In my headcanon, Eris, the Spirit of Chaos, couldn’t even be bound in a normal way by the Elements of Harmony. So instead of being locked away in a static form, like a statue, she was locked away into something living. As to how she escaped from Celestia’s guard and ended up in Dock, almost right under Celestia’s nose… well, that’s another story.

Atë
So, who to have as the villain behind everything? I actually wasn’t sure for a while when planning the story out. I toyed with a few minor Greek deities, but none really fit or had the proper motivation. But then I found Atë and it all clicked (I still remember the exact moment when it all fell into place. I almost shouted out, but that would have freaked out the other Barnes & Noble patrons). In mythology, Atë is the daughter of Eris and was the Spirit of Folly, Delusion, and Ruin. By putting Eris and Discord together, Atë became the perfect offspring, and she fit perfectly into place as the villain. I wanted her presence to be mostly just hinted at until the very end, and for her to act as more ‘behind-the-scenes’ type bad guy.

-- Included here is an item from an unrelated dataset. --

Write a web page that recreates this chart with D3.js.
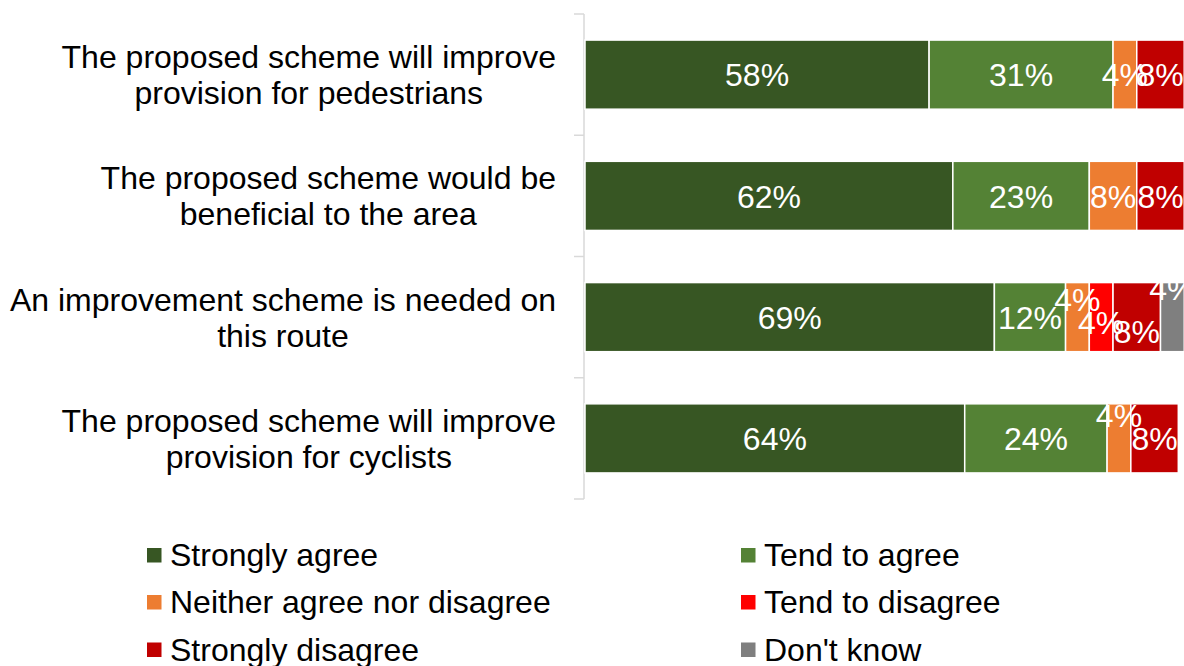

I know that the confrontation and fight, if you can call it that, at the end of the last chapter wasn’t overly exciting, especially compared to the more epic battle against the Chimera in the previous chapter. Honestly, I didn’t want it to be that big of a fight, I worried that it might have been a bit too much. Besides, I wanted to give Em her time to shine, and it seemed appropriate for her to have a very brief, almost subdued, moment that saves the day.

_______________________________________________________________________________________________________________________________________________
I don’t want this to get too long, so I’ll cut it off now, and I’ll work on a second part. I hope you all have enjoyed this behind the scenes look at Monsters.

Report Sharpe Quill · 387 views · Story: Monsters ·
Comments ( 3 )

... Okay, I'm an idiot... I totally missed the (Belle)rophan naming connection.....

Did see a lot of the other stuff coming, the lead being shoved down it's throat, and the cat being the true villain. (It was so nasty, made sure to make it smart and cruel, even beyond a cat, Eris seemed like SUCH an obvious target for being behind it all, it was too perfect, to obvious. Though thought the Cat was really the mythical Eris or something like that.)

Hmmm, yes definitely, as I said already, got a Discworld City Watch vibe from the guards and the overall feel of the story, and in the best possible way.

Ohhhh so much to talk about in review.. gotta stop just piecemealing it.

Okay one minor thing that did kind of sit wrong with me brought up, sort of, in this blog, is the distinction between Eris and Discord. Now the actual distinction between Chaos, and Disharmony, that I like and it makes sense, but given what we heard of Eris, and what we know of Discord, those two appellations really feel like hey should be swapped. Discord really is more about Chaos, just doing things for the lulz, simply out to amuse himself. Not malicious, just, doesn't give a shit about others. While Eris feels more like one that would go right out for malicious, disharmony. So, struck me as odd.

Rest, this was prety interesting to read and would love some more.

ALSO!...

As to how she escaped from Celestia’s guard and ended up in Dock, almost right under Celestia’s nose… well, that’s another story.

.......:raritywink:

This blog was way cool to read. I loved Monsters.

3056141

Thanks for reading, I look forward to reading your review :pinkiesmile:

The issue with Eris vs. Discord is that, in the show so far, there isn't actually an Eris to give us a proper comparison, and the fact that in Greek mythology there's only Eris (ironically named Discordia by the Romans), who is the spirit of chaos and discord, but there was no separate entity named Discord. I agree that in reality, Discord fits chaos (less malicious, more random) better than disharmony (which is more malicious), but it made sense at the time I wrote it to make Eris more malicious, since it had already been established that Discord was less malicious and more doing it for his own amusement. Ultimately, I think it works well enough for this story, but if I did it again, perhaps I would make it different, such as calling Eris the Spirit of Strife instead of Chaos.